LeVan, his wife Rose and two full-time staff run the place with help from a handful of interns. And LeVan pays himself $36,000 annually. His wife Rose earns $15,000.
The Carbondale site welcomes everyone from local elementary school kids to University of Colorado Boulder architectural students.
“There’s a lot of support for what we’re doing,” LeVan said. While other counties have special zoning LeVan called “agritainment,” Pitkin County commissioners in 2001 approved the sight as a public facility with special provisions for doing agriculture.
“We’re public, but we’re also a farm and ranch,” LeVan said. The site plays host to lectures and functions throughout the year. “We’ve got a lot of different things going.”
But LeVan struggles to make ends meet.
“We’re interested in making this place fiscally sustainable, and for any business that’s a challenge,” LeVan said. “We’re here to preserve and steward the land.”
Whether for eggs and veggies or “knowledge and skills,” the public “really wants to be here,” LeVan said. Staff take food to a farmer’s market, and a trial co-op for 12 families has proved a huge success and now has a 50-family waiting list, LeVan said.
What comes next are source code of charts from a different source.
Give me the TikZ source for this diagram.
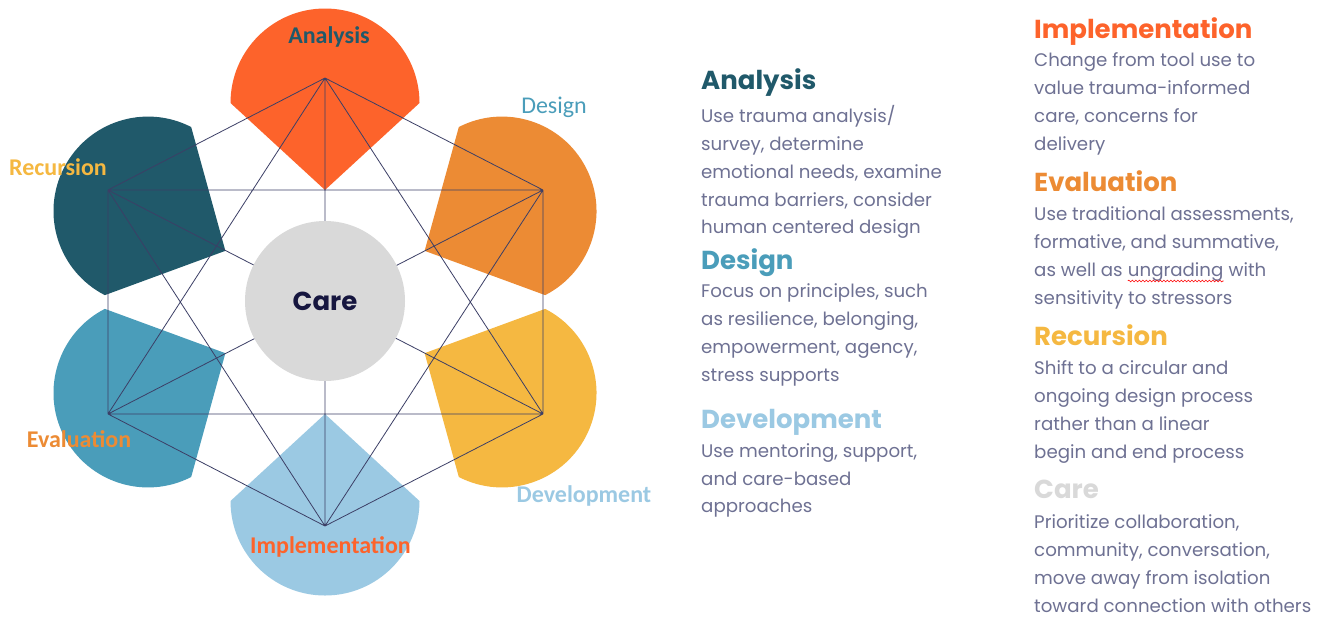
\documentclass[tikz,border=0pt]{standalone}
\usepackage{fontspec}
\usetikzlibrary{calc,decorations.pathmorphing}
\newfontfamily\pop{Poppins}
\newfontfamily\carl{Carlito}
\definecolor{cRed}{HTML}{FD632B}
\definecolor{cOrange}{HTML}{EC8B34}
\definecolor{cYellow}{HTML}{F5B841}
\definecolor{cLight}{HTML}{9BC9E3}
\definecolor{cMid}{HTML}{4A9DBA}
\definecolor{cDark}{HTML}{20596A}
\definecolor{cGrey}{HTML}{D9D9D9}
\definecolor{cNavy}{HTML}{16163F}
\definecolor{cBody}{HTML}{6E7193}
\definecolor{cLine}{HTML}{3C3F66}
\newcommand\drawpetal[2]{%
  \fill[#1] ($(C)+(#2:112)$) -- ($(C)+(#2:199)+(#2-90:94.5)$)
    arc[start angle=#2-90, end angle=#2+90, radius=94.5pt] -- cycle;}
\begin{document}
\begin{tikzpicture}[x=1pt,y=1pt,
  edge/.style={draw=cLine, line width=0.8pt},
  lab/.style={inner sep=0pt, anchor=base, font=\carl\bfseries\fontsize{24}{28}\selectfont},
  head/.style={inner sep=0pt, anchor=base west, font=\pop\bfseries\fontsize{26}{30}\selectfont},
  body/.style={inner sep=0pt, anchor=base west, text=cBody, font=\pop\fontsize{18.2}{28}\selectfont},
]
\useasboundingbox (0,0) rectangle (1324,-630);
\fill[white] (0,0) rectangle (1324,-630);
% geometry
\coordinate (C) at (325,-302);
\coordinate (T) at (325,-78);
\coordinate (B) at (325,-526);
\coordinate (UL) at (108,-190);
\coordinate (UR) at (543,-190);
\coordinate (LL) at (108,-414);
\coordinate (LR) at (543,-414);
% petals
\drawpetal{cRed}{90}
\drawpetal{cOrange}{27.19}
\drawpetal{cYellow}{-27.19}
\drawpetal{cLight}{270}
\drawpetal{cMid}{207.19}
\drawpetal{cDark}{152.81}
% complete graph
\draw[edge] (T)--(UL) (T)--(UR) (T)--(LL) (T)--(LR) (T)--(B)
  (UR)--(UL) (UR)--(LL) (UR)--(LR) (UR)--(B)
  (UL)--(LL) (UL)--(LR) (UL)--(B)
  (LL)--(LR) (LL)--(B) (LR)--(B);
% centre
\node[circle, fill=cGrey, minimum size=160pt, inner sep=0pt, text=cNavy,
  font=\pop\bfseries\fontsize{26}{30}\selectfont] (care) at (325,-301) {Care};
% petal labels
\node[lab, text=cDark] (lAna) at (329,-43) {Analysis};
\node[lab, text=cMid, font=\carl\fontsize{24}{28}\selectfont] (lDes) at (554,-113) {Design};
\node[lab, text=cLight] (lDev) at (584,-502) {Development};
\node[lab, text=cRed] (lImp) at (330.5,-553) {Implementation};
\node[lab, text=cOrange] (lEva) at (79,-447) {Evaluation};
\node[lab, text=cYellow] (lRec) at (58,-175) {Recursion};
% column 1
\node[head, text=cDark] (hA) at (701,-89) {Analysis};
\node[body] (a1) at (701,-122) {Use trauma analysis/};
\node[body] (a2) at (701,-150) {survey, determine};
\node[body] (a3) at (701,-178) {emotional needs, examine};
\node[body] (a4) at (701,-206) {trauma barriers, consider};
\node[body] (a5) at (701,-233) {human centered design};
\node[head, text=cMid] (hD) at (701,-269) {Design};
\node[body] (d1) at (701,-297) {Focus on principles, such};
\node[body] (d2) at (701,-325) {as resilience, belonging,};
\node[body] (d3) at (701,-353) {empowerment, agency,};
\node[body] (d4) at (701,-381) {stress supports};
\node[head, text=cLight] (hV) at (701,-428) {Development};
\node[body] (v1) at (701,-457) {Use mentoring, support,};
\node[body] (v2) at (701,-485) {and care-based};
\node[body] (v3) at (701,-512) {approaches};
% column 2
\node[head, text=cRed] (hI) at (1034,-38) {Implementation};
\node[body] (i1) at (1034,-66) {Change from tool use to};
\node[body] (i2) at (1034,-94) {value trauma-informed};
\node[body] (i3) at (1034,-122) {care, concerns for};
\node[body] (i4) at (1034,-150) {delivery};
\node[head, text=cOrange] (hE) at (1034,-191) {Evaluation};
\node[body] (e1) at (1034,-220) {Use traditional assessments,};
\node[body] (e2) at (1034,-248) {formative, and summative,};
\node[body] (e3) at (1034,-276) {as well as\ \mbox{}};
\node[body] (e3u) at (e3.base east) {ungrading};
\node[body] (e3w) at (e3u.base east) {\mbox{}\ with};
\draw[red, line width=0.6pt, decorate, decoration={snake, amplitude=0.9pt, segment length=3.5pt}]
  ([yshift=-5pt]e3u.base west) -- ([yshift=-5pt]e3u.base east);
\node[body] (e4) at (1034,-304) {sensitivity to stressors};
\node[head, text=cYellow] (hR) at (1034,-345) {Recursion};
\node[body] (r1) at (1034,-374) {Shift to a circular and};
\node[body] (r2) at (1034,-402) {ongoing design process};
\node[body] (r3) at (1034,-430) {rather than a linear};
\node[body] (r4) at (1034,-458) {begin and end process};
\node[head, text=cGrey] (hC) at (1034,-498) {Care};
\node[body] (c1) at (1034,-528) {Prioritize collaboration,};
\node[body] (c2) at (1034,-556) {community, conversation,};
\node[body] (c3) at (1034,-584) {move away from isolation};
\node[body] (c4) at (1034,-612) {toward connection with others};
\end{tikzpicture}
\end{document}
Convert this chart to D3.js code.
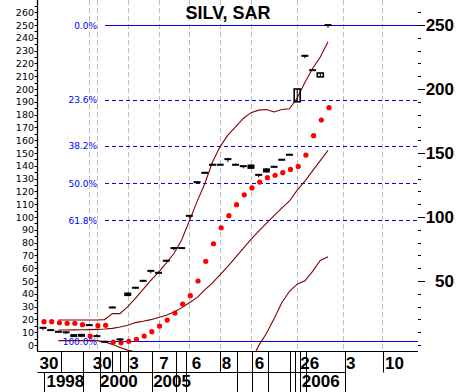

LeVan added two staff members in 2007, and ongoing costs of capital improvements, new farm equipment (including a $55,000 tractor) make continued fundraising important.
The nonprofit raised $460,000 for a new barn LeVan hopes will be home to a new dairy some time in 2008. And in the future, he hopes to build a cluster of employee units run entirely on solar power.
While LeVan called the planned Whole Foods outlet in Basalt “just another grocery store,” he said the new organic provider will “educate people to higher quality food.”
Today, if a local farmer wants to sell someone a chicken, the bird has to make a round trip to Fort Collins before landing on the plate in the Roaring Fork Valley.
“We really need to re-establish the local agricultural infrastructure,” LeVan said.
Currently, the Carbondale ranch is off-line to large groups until LeVan can produce a plan to get the property up to speed with a new toilet and sanitation facilities.
He’ll go before Pitkin County commissioners in February.